Kyle screws up his face. “I guess. Not well though. We’d FaceTime as much as we could. She was struggling to settle in here, it was a big change, and we don’t know many people in the area. If she’d made a friend, she would have told me.”
Military families move a lot for work, but I get a brain itch. Oz’s mom calls it intuition, River calls it a gut feeling. The scientific explanation is that my subconscious has picked up on signs my conscious brain has missed. “If you have no family or friends nearby, why did you move here?” I ask.
“Uh.” Kyle leans back on the sofa and runs his hand over his mouth again. “I guess there’s not much harm in telling you. We kept it pretty quiet because Eleanor’s family situation is complicated, but we came out here to be closer to her. To Eleanor. She’s Posy’s sister.”
River looks up from the folder. “Our records show Posy was an only child.”
Freya slips back into the room then and hands a steaming mug to Kyle.
He smiles in thanks and wraps his hands around it. “She is and she isn’t. Posy was adopted. Eleanor is her biological sister. They found each other on Ancestry last year. 100% DNA match. Surprised the hell out of us.”
Freya freezes on her way out. She starts moving again after a heartbeat, but I know she’s put together the same thing I have.
“They were identical twins,” River confirms.

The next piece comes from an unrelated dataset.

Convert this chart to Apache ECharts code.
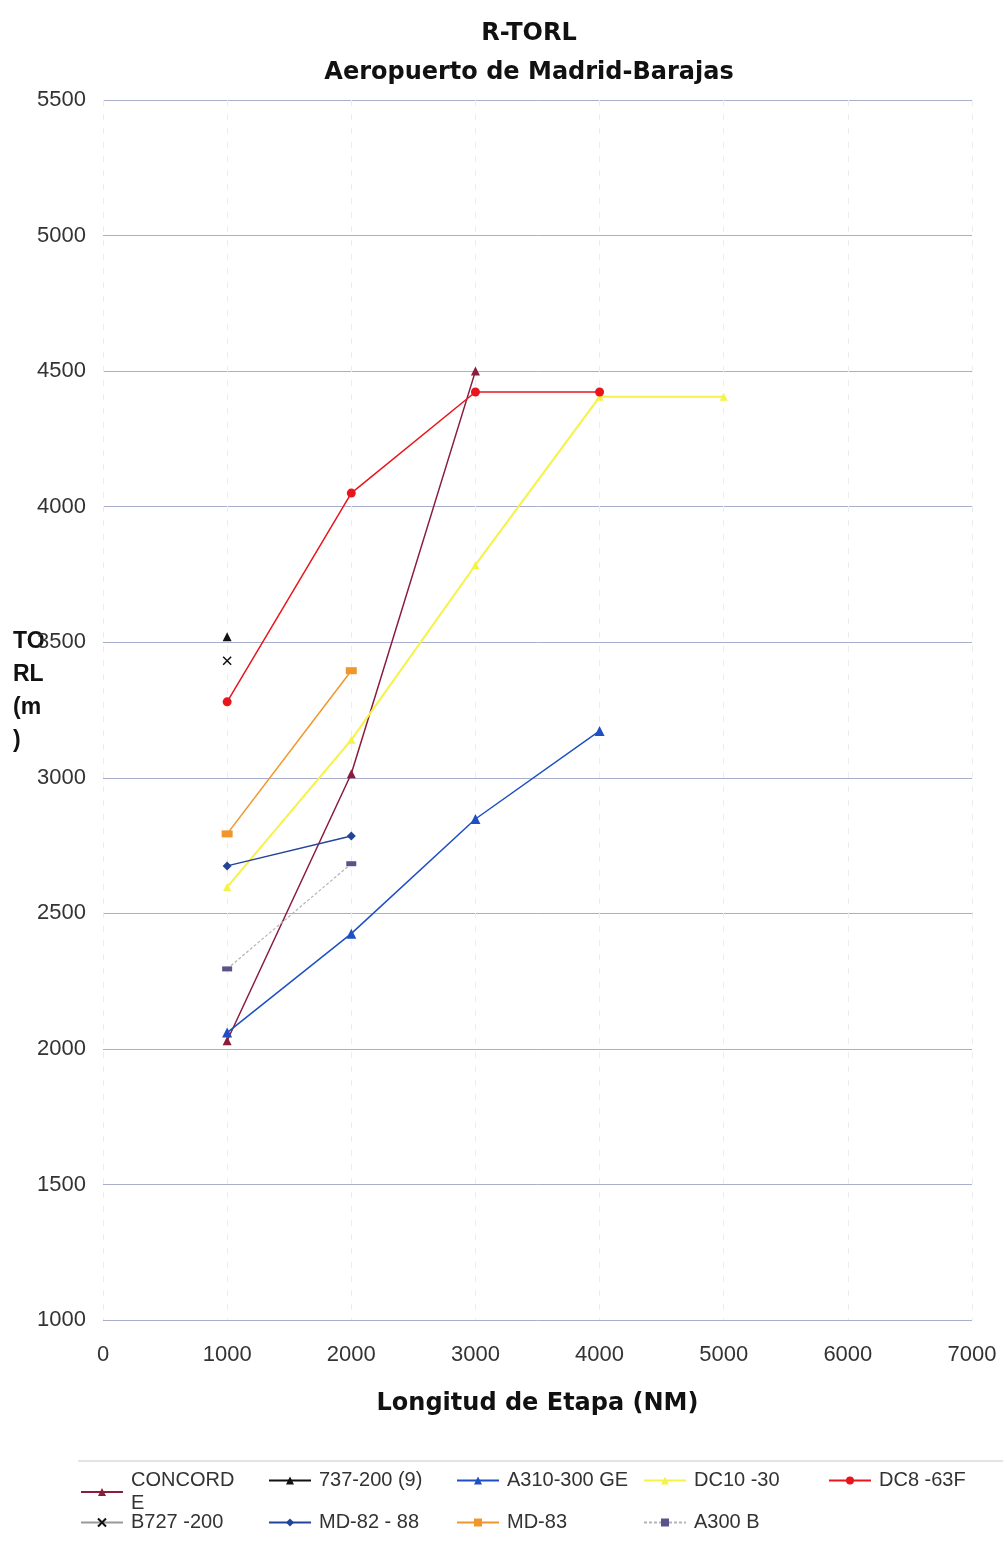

Kyle nods. “Spitting image. I took their first photo together. Said it looked like someone had pressed copy and paste.” Kyle grinds the heel of his hand into his eye. “Sorry.”
I catch River’s eyes. “Camilla was a twin. Identical.”
“Is that why this happened?” The mug trembles in Kyle’s hands. “The killer, this Maxwell person, you think he’s targeting twins? Why would he do that?”
“We don’t know yet,” River says, “but this changes things. Knowing the connection between the two victims could help us find him.”
River and I ask the rest of our questions to cover our bases, but we’ve already found what we’ve been looking for. Oz and I have been scouring through Camilla and Posy’s lives for days trying to find a connection. They looked nothing like each other, led completely different lives, there was nothing to connect them. Until now.
The question is, why is Arthur Maxwell suddenly targeting twins?
CHAPTER FORTY-FIVE
Oz
I REPLAY THE video for the one thousandth time. I don’t get screen fatigue in the same way as most people, computers have always just felt natural to me, but seriously, even I am reaching my limit on how much longer I can watch this video.
The park on the screen is dark, lit only in an orange haze from a couple of street lamps. The navy van is barely visible against the backdrop of the field. It drives past once, then disappears off camera. I click the trackpad and drag the little round button across the line, skipping ahead until the van comes back on screen.
This is ridiculous. I run my hand over my beard, huffing into my palm. The footage is from a doorbell cam belonging to a house across the street from the park where we found Posy. The Uniforms noticed it while canvassing and the family were more than happy to share the footage. But it’s useless.
I’ve done everything I can to enhance the video, but the lighting is too bad and the angle is all wrong. It doesn’t show the playground so I can’t even be sure that the van is the one Maxwell used. But it appears around the right time and doesn’t stay for longer than ten minutes.
My eyes are gritty, like I’ve got sand in them, and my shoulders ache from being hunched over my laptop. I shouldhave gone into River’s office, used that baby soft faux-leather chair of his, even if he does get snippy when we adjust the height.
I crack my neck and groan in relief then I force myself to close the laptop.
There’s nothing more I can do and while we haven’t got a number plate, I’ve at least managed to narrow down the make of the car. It’s not much but hopefully Freya and the guys will have gotten something useful out of Posy’s husband.
I rap my knuckles on the top of my laptop in frustration. I’d thought having Freya on board would make a difference this time, but the case is grinding to a halt like it always does. Arthur Maxwell is a psychopath, but he’s also got genius level IQ, higher than Jude even, and he knows how to hide.